Biblical monument near NU planned
A Nevada City church is planning a Saturday breakfast to raise money for a monument displaying the Ten Commandments on church grounds, directly across from Nevada Union High School.
The Truth Worship Center, a Pentecostal congregation, is planning to construct a 5-foot-tall granite representation of the Old Testament guidelines that church members hope to dedicate Easter Sunday.
The monument will be behind a chain-link fence on the church’s Ridge Road property, across from the school’s Don Baggett Theatre.
The church, which counts several dozen members, has already begun raising funds for the $6,000 edifice.
Church member Shirley Hendrickson said the structure promises to be eye-catching.
“I think it will be a wonderful thing for the whole community, for the church and everyone who sees it,” she said.

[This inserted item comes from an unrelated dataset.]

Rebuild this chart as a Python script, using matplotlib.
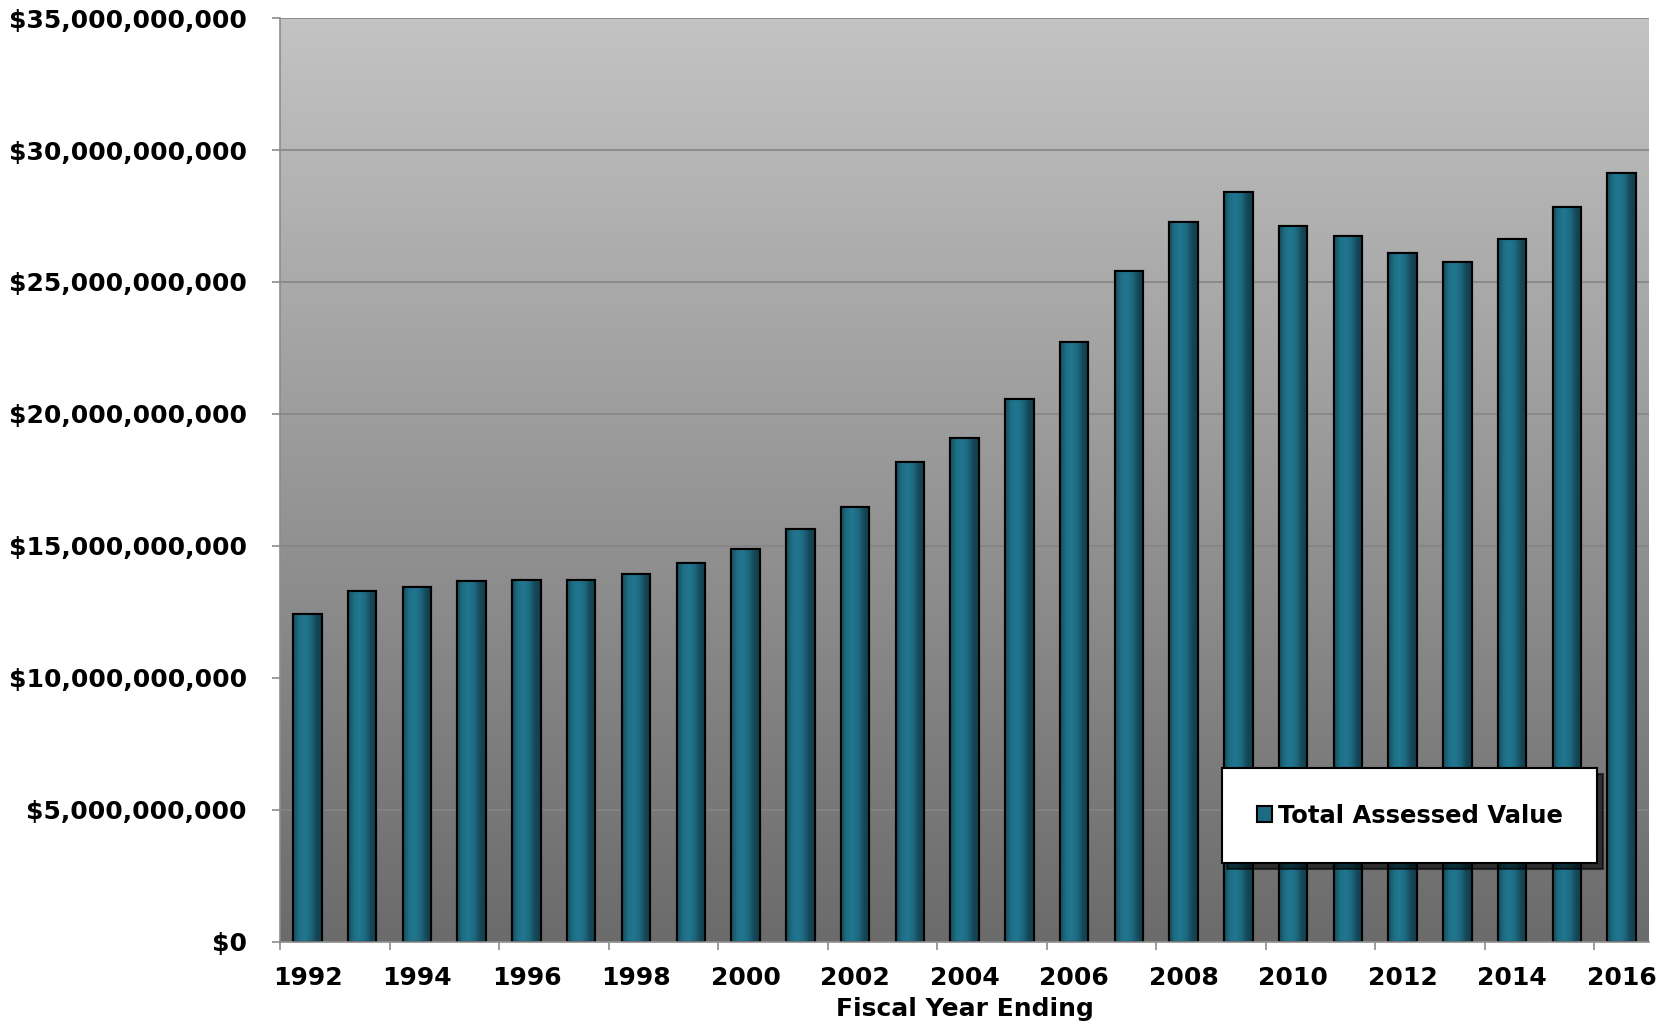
import numpy as np
import matplotlib
matplotlib.use('Agg')
import matplotlib.pyplot as plt
from matplotlib.ticker import FuncFormatter, FixedLocator
from matplotlib.colors import LinearSegmentedColormap

# Fiscal years and total assessed value (billions of dollars)
years = list(range(1992, 2017))
values_bn = [12.42, 13.31, 13.46, 13.67, 13.71, 13.72, 13.95, 14.34, 14.87, 15.63,
             16.49, 18.18, 19.09, 20.57, 22.74, 25.42, 27.26, 28.42, 27.11, 26.75,
             26.11, 25.75, 26.64, 27.83, 29.14]
values = [v * 1e9 for v in values_bn]

series_label = 'Total Assessed Value'
x_title = 'Fiscal Year Ending'

plt.rcParams['font.family'] = 'DejaVu Sans'
plt.rcParams['font.weight'] = 'bold'

fig = plt.figure(figsize=(16.75, 10.23), dpi=100)
ax = fig.add_axes([0.1672, 0.0792, 0.8173, 0.9032])

n = len(years)
x = np.arange(n)
ymax = 35e9

# Gray gradient background (light on top, dark at bottom)
bg = LinearSegmentedColormap.from_list('bg', ['#6b6b6b', '#c3c3c3'])
ax.imshow(np.linspace(0, 1, 256).reshape(-1, 1), cmap=bg, origin='lower',
          extent=[-0.5, n - 0.5, 0, ymax], aspect='auto', zorder=0)

# Bars with a horizontal shading
bar_w = 0.52
bars = ax.bar(x, values, width=bar_w, color='#1d6b80', edgecolor='black',
              linewidth=1.5, zorder=3, label=series_label)
shade = LinearSegmentedColormap.from_list(
    'shade', ['#154b5a', '#1e6f86', '#217690', '#1d6a80', '#16495a', '#113c49'])
grad = np.linspace(0, 1, 64).reshape(1, -1)
for b in bars:
    im = ax.imshow(grad, cmap=shade, extent=[b.get_x(), b.get_x() + b.get_width(), 0, b.get_height()],
                   aspect='auto', zorder=3.5)
    im.set_clip_path(b)
ax.bar(x, values, width=bar_w, fill=False, edgecolor='black', linewidth=1.5, zorder=4)

ax.set_xlim(-0.5, n - 0.5)
ax.set_ylim(0, ymax)

# Y axis
ax.set_yticks(np.arange(0, ymax + 1, 5e9))
ax.yaxis.set_major_formatter(FuncFormatter(lambda v, p: '${:,.0f}'.format(v)))
ax.yaxis.grid(True, color='#858585', linewidth=1.2, zorder=1)
ax.set_axisbelow(False)
ax.tick_params(axis='y', which='major', direction='out', length=6, width=1.2,
               color='#8c8c8c', pad=18, labelsize=18)

# X axis: tick marks at category boundaries, labels under even years
ax.xaxis.set_major_locator(FixedLocator(np.arange(-0.5, n - 1, 2)))
ax.xaxis.set_minor_locator(FixedLocator(x[::2]))
ax.set_xticklabels([], minor=False)
ax.set_xticklabels([str(y) for y in years[::2]], minor=True)
ax.tick_params(axis='x', which='major', direction='out', length=6, width=1.2, color='#8c8c8c')
ax.tick_params(axis='x', which='minor', length=0, pad=17, labelsize=18)
ax.set_xlabel(x_title, fontsize=18, fontweight='bold', labelpad=5)

for s in ['top', 'right']:
    ax.spines[s].set_visible(False)
for s in ['left', 'bottom']:
    ax.spines[s].set_color('#8c8c8c')
    ax.spines[s].set_linewidth(1.2)
    ax.spines[s].set_zorder(5)

leg = ax.legend(handles=[bars], loc='lower left', bbox_to_anchor=(0.688, 0.0855, 0.274, 0.1006),
                mode='expand', fontsize=17.5, frameon=True, fancybox=False,
                shadow={'ox': 4, 'oy': -4, 'color': 'black', 'alpha': 0.6},
                handlelength=0.6, handleheight=0.6, handletextpad=0.25,
                borderpad=1.45, borderaxespad=0)
leg.get_frame().set_edgecolor('black')
leg.get_frame().set_linewidth(1.5)
leg.get_frame().set_facecolor('white')
leg.get_frame().set_alpha(1)
leg.set_zorder(10)

fig.savefig('out.png', dpi=100)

Church Pastor Richard Atkins and member Norma Brown, who suggested the construction of the monument, were not available for comment Thursday.
Hendrickson said she hoped the church’s Ten Commandments monument would spur a spiritual spark, not a controversial one like last summer’s firestorm over a Ten Commandments statue in the Montgomery, Ala., Judicial Building that was ordered removed over the objections of Supreme Court Justice Roy Moore.
“The issue should never be raised that this is contrary to First Amendment rights,” Hendrickson said. “Can you imagine if every child could see this and understand this, there wouldn’t be any drug problems or crimes … it would be a knowledge that there is a deeper meaning.”
Students at Nevada Union High School had mixed opinions when told about the plans for the stone Friday. Many said the church is free to express its opinion, especially when the stone will be on private property, though students on their way to and from the campus will be able to see it.
“It’s a church, so they should be allowed to do it,” said junior Brice Robinson, 16. “I’m not a Christian, but it’s their First Amendment right to practice their religion.”
Robinson’s father, arriving to pick up his son Friday afternoon, agreed.
“It seems appropriate to me,” Scott Robinson said. Religious expression, he said, “is one of our tenets of freedom.”
Tawny Gordon, 14, said people don’t have to be offended.
“If people don’t want to look at it, they don’t have to. You can’t make everyone happy.”